Betterment for Advisors has fully automated its custom model-portfolio offering and eliminated its minimum asset commitment, which had been $2.5 million per advisor.

Advisors using the platform to build their own model portfolios will no longer have to interact with Betterment relationship managers to do so. They can do it all themselves, with no holdups due to limitations on bandwidth or other potential delays.

This “self-serve” process also makes it easier for advisors to adjust current client portfolios on the Betterment for Advisors platform and to migrate client portfolios to the platform, said Jon Mauney, general manager of Betterment for Advisors.

The largest independent digital advisor, with $32 billion in assets, expanded its advisor platform to include advisors’ own model portfolios of ETFs in February. The platform allows advisors to choose assets from more than 1,500 ETFs, allocate weightings based on risk levels of their clients, and choose secondary assets to purchase when primary assets are sold for tax-loss harvesting purposes.

Betterment for Advisors will automatically harvest losses for portfolios of taxable accounts if advisors want the service and estimate the tax implications of portfolio changes. Advisors can design taxable and nontaxable accounts on the platform.

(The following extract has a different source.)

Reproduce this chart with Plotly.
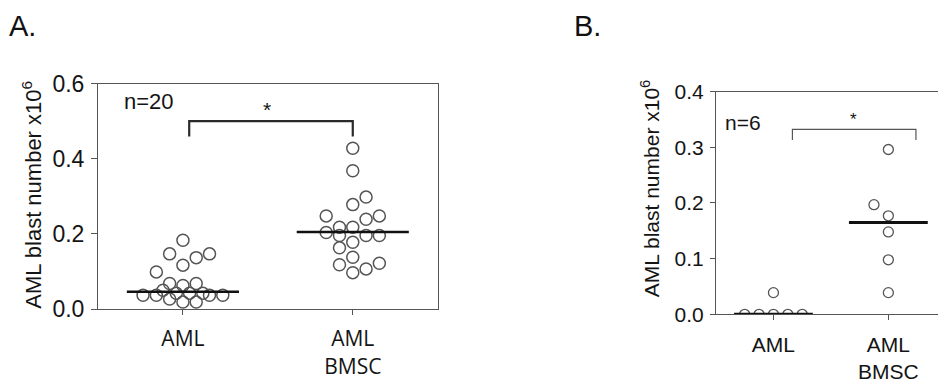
import plotly.graph_objects as go

W, H = 938, 383

# ---------------- data ----------------
groups = ["AML", "AML<br>BMSC"]

# Panel A (n=20)
a_aml = [0.183, 0.147, 0.147, 0.137, 0.117, 0.099, 0.068, 0.063, 0.068, 0.050,
         0.042, 0.042, 0.042, 0.037, 0.037, 0.037, 0.037, 0.027, 0.019, 0.019]
a_aml_slot = [0, -1, 2, 1, 0, -2, -1, 0, 1, -1.5,
              -0.5, 0.5, 1.5, -3, -2, 2, 3, -1, 0, 1]
a_bmsc = [0.428, 0.368, 0.298, 0.278, 0.248, 0.248, 0.239, 0.218, 0.218, 0.204,
          0.196, 0.196, 0.196, 0.178, 0.163, 0.138, 0.118, 0.122, 0.107, 0.097]
a_bmsc_slot = [0, 0, 1, 0, -2, 2, 1, -1, 0, -2,
               -1, 1, 2, 0, -1, 0, -1, 2, 1, 0]
a_median = [0.046, 0.205]

# Panel B (n=6)
b_aml = [0.0, 0.0, 0.0, 0.0, 0.0, 0.039]
b_aml_slot = [-2, -1, 0, 1, 2, 0]
b_bmsc = [0.296, 0.197, 0.177, 0.148, 0.098, 0.039]
b_bmsc_slot = [0, -1, 0, 0, 0, 0]
b_median = [0.0, 0.165]

ytick_a = [0.0, 0.2, 0.4, 0.6]
ytick_b = [0.0, 0.1, 0.2, 0.3, 0.4]
ytitle = "AML blast number x10<sup>6</sup>"

# ---------------- geometry helpers ----------------
def px_x(p):
    return p / W

def px_y(p):
    return 1 - p / H

GRAY = "#555555"
TXT = "#141414"
ARIAL = "Liberation Sans, Arial, sans-serif"
SANS2 = "Open Sans, sans-serif"

fig = go.Figure()

# ---- Panel A
slotA = 13.3 / 170.0
fig.add_trace(go.Scatter(
    x=[0 + s * slotA for s in a_aml_slot], y=a_aml, mode="markers",
    marker=dict(symbol="circle-open", size=12, color=GRAY, line=dict(width=1.5)),
    xaxis="x", yaxis="y", showlegend=False, hoverinfo="skip"))
fig.add_trace(go.Scatter(
    x=[1 + s * slotA for s in a_bmsc_slot], y=a_bmsc, mode="markers",
    marker=dict(symbol="circle-open", size=12, color=GRAY, line=dict(width=1.5)),
    xaxis="x", yaxis="y", showlegend=False, hoverinfo="skip"))
for i, m in enumerate(a_median):
    fig.add_trace(go.Scatter(x=[i - 0.33, i + 0.33], y=[m, m], mode="lines",
                             line=dict(color="#111111", width=2.5),
                             xaxis="x", yaxis="y", showlegend=False, hoverinfo="skip"))
fig.add_trace(go.Scatter(x=[0.037, 0.037, 1.0, 1.0], y=[0.459, 0.50, 0.50, 0.459],
                         mode="lines", line=dict(color="#2a2a2a", width=2.2),
                         xaxis="x", yaxis="y", showlegend=False, hoverinfo="skip"))

# ---- Panel B
slotB = 14.4 / 115.0
fig.add_trace(go.Scatter(
    x=[0 + s * slotB for s in b_aml_slot], y=b_aml, mode="markers",
    marker=dict(symbol="circle-open", size=10, color=GRAY, line=dict(width=1.3)),
    xaxis="x2", yaxis="y2", showlegend=False, hoverinfo="skip"))
fig.add_trace(go.Scatter(
    x=[1 + s * slotB for s in b_bmsc_slot], y=b_bmsc, mode="markers",
    marker=dict(symbol="circle-open", size=10, color=GRAY, line=dict(width=1.3)),
    xaxis="x2", yaxis="y2", showlegend=False, hoverinfo="skip"))
for i, m in enumerate(b_median):
    fig.add_trace(go.Scatter(x=[i - 0.343, i + 0.343], y=[m, m], mode="lines",
                             line=dict(color="#111111", width=3),
                             xaxis="x2", yaxis="y2", showlegend=False, hoverinfo="skip"))
fig.add_trace(go.Scatter(x=[0.165, 0.165, 1.24, 1.24], y=[0.313, 0.332, 0.332, 0.313],
                         mode="lines", line=dict(color="#555555", width=1.2),
                         xaxis="x2", yaxis="y2", showlegend=False, hoverinfo="skip"))

axis_common = dict(showgrid=False, zeroline=False, showline=True, linecolor=GRAY,
                   linewidth=1, ticks="outside", tickcolor=GRAY, tickwidth=1)

fig.update_layout(
    width=W, height=H, margin=dict(l=0, r=0, t=0, b=0),
    paper_bgcolor="white", plot_bgcolor="white",
    xaxis=dict(**axis_common, domain=[px_x(98), px_x(437.7)], range=[-0.5, 1.5],
               tickvals=[0, 1], ticktext=groups, ticklen=5, mirror=True,
               ticklabelstandoff=6,
               tickfont=dict(family=SANS2, size=21, color=TXT), anchor="y"),
    yaxis=dict(**axis_common, domain=[px_y(317.7), px_y(75.7)], range=[0, 0.6],
               tickvals=ytick_a, tickformat=".1f", ticklen=6, mirror=True,
               ticklabelstandoff=2,
               tickfont=dict(family=ARIAL, size=23, color=TXT), anchor="x"),
    xaxis2=dict(**axis_common, domain=[px_x(716), 1.0], range=[-0.5, 1.432],
                tickvals=[0, 1], ticktext=groups, ticklen=5, mirror=True,
                ticklabelstandoff=6,
                tickfont=dict(family=ARIAL, size=21, color=TXT), anchor="y2"),
    yaxis2=dict(**axis_common, domain=[px_y(323.3), px_y(84.3)], range=[0, 0.4],
                tickvals=ytick_b, tickformat=".1f", ticklen=5,
                ticklabelstandoff=2,
                tickfont=dict(family=ARIAL, size=21, color=TXT), anchor="x2"),
)

ann = [
    dict(text="A.", x=px_x(7), y=px_y(33), xref="paper", yref="paper",
         xanchor="left", yanchor="bottom", showarrow=False,
         font=dict(family=ARIAL, size=29, color="#111111")),
    dict(text="B.", x=px_x(572), y=px_y(33), xref="paper", yref="paper",
         xanchor="left", yanchor="bottom", showarrow=False,
         font=dict(family=ARIAL, size=29, color="#111111")),
    dict(text=ytitle, x=px_x(32), y=px_y(195), xref="paper", yref="paper",
         textangle=-90, showarrow=False, xanchor="center", yanchor="middle",
         font=dict(family=ARIAL, size=22, color=TXT)),
    dict(text=ytitle, x=px_x(650), y=px_y(188), xref="paper", yref="paper",
         textangle=-90, showarrow=False, xanchor="center", yanchor="middle",
         font=dict(family=ARIAL, size=21, color=TXT)),
    dict(text="n=20", x=-0.2, y=0.553, xref="x", yref="y", showarrow=False,
         font=dict(family=ARIAL, size=22, color=TXT)),
    dict(text="*", x=0.496, y=0.53, xref="x", yref="y", showarrow=False,
         font=dict(family=ARIAL, size=21, color=TXT)),
    dict(text="n=6", x=-0.268, y=0.344, xref="x2", yref="y2", showarrow=False,
         font=dict(family=ARIAL, size=21, color=TXT)),
    dict(text="*", x=0.70, y=0.35, xref="x2", yref="y2", showarrow=False,
         font=dict(family=ARIAL, size=17, color=TXT)),
]
fig.update_layout(annotations=ann)

fig.write_html("out.html")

Within the next month or so, Betterment for Advisors expects to allow advisors to input their own capital market expectations into their model portfolios on the platform rather than use Betterment’s.

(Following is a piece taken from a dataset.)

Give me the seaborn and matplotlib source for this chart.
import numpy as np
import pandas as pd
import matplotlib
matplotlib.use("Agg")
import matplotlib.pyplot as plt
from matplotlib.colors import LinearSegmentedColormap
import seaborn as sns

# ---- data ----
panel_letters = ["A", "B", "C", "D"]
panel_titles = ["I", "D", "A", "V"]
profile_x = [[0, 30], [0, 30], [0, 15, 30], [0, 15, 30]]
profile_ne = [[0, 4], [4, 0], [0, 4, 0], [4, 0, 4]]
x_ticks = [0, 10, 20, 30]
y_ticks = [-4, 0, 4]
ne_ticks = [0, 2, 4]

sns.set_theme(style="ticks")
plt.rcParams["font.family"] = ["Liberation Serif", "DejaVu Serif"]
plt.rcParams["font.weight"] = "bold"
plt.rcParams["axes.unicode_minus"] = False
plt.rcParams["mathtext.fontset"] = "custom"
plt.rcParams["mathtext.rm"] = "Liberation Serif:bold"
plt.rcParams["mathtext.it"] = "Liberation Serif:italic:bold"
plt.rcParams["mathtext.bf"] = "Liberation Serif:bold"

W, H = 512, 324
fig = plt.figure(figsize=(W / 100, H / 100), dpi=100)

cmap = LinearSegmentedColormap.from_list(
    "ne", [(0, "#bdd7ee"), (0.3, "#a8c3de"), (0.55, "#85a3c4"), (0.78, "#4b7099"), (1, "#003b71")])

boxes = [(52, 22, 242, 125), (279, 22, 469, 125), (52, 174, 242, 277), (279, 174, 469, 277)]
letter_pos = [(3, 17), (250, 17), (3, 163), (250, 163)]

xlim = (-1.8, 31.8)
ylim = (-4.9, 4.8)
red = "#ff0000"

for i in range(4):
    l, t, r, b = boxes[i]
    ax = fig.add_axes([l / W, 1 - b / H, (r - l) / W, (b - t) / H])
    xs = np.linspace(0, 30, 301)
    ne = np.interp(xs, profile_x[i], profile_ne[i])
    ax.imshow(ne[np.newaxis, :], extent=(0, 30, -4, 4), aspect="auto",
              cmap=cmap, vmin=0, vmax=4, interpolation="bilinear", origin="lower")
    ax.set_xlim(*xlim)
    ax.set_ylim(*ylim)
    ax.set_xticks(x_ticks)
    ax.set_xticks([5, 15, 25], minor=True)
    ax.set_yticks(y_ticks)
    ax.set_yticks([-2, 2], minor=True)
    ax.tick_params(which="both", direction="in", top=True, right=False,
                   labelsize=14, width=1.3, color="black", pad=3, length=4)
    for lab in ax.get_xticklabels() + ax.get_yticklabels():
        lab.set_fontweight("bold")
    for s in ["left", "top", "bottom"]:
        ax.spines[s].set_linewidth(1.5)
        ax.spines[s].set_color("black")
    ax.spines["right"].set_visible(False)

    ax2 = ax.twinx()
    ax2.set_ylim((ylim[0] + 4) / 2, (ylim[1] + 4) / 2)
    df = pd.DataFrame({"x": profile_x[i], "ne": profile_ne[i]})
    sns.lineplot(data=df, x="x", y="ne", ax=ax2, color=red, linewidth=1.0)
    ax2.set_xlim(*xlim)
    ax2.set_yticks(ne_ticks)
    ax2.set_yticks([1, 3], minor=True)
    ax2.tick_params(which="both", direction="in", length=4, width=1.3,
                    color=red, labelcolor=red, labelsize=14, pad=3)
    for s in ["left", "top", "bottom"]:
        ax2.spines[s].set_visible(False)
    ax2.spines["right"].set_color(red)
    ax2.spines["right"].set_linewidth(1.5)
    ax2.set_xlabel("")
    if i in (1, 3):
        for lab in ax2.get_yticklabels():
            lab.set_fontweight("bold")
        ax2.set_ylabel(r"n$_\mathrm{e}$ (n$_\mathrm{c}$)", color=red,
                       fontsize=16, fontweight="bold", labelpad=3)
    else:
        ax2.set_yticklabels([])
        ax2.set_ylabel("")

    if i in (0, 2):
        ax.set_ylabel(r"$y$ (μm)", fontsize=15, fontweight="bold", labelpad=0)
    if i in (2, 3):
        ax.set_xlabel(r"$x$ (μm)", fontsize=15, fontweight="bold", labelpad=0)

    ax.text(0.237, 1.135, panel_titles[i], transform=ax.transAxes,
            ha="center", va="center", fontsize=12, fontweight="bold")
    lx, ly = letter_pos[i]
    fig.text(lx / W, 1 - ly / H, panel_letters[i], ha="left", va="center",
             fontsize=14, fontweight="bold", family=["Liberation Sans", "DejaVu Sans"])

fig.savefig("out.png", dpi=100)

The digital advisory firm is also “very interested” in offering access to cryptocurrencies on its platform, but wants to make sure it has “the right way to deliver that to investors,” said Mauney, noting that the offering should be low-cost and efficient.

When Betterment CEO Sarah Levy disclosed the firm’s interest in crypto last summer, she spoke about “crypto with a guided wrapper.” To date, the ETF wrapper that Betterment uses for all its investments is not available for direct investments in cryptocurrencies such as Bitcoin and Ether, although at least a dozen Bitcoin ETFs are awaiting approval from the Securities and Exchange Commission. There are, however, ETFs on the market that invest in companies involved in the crypto market and in blockchain.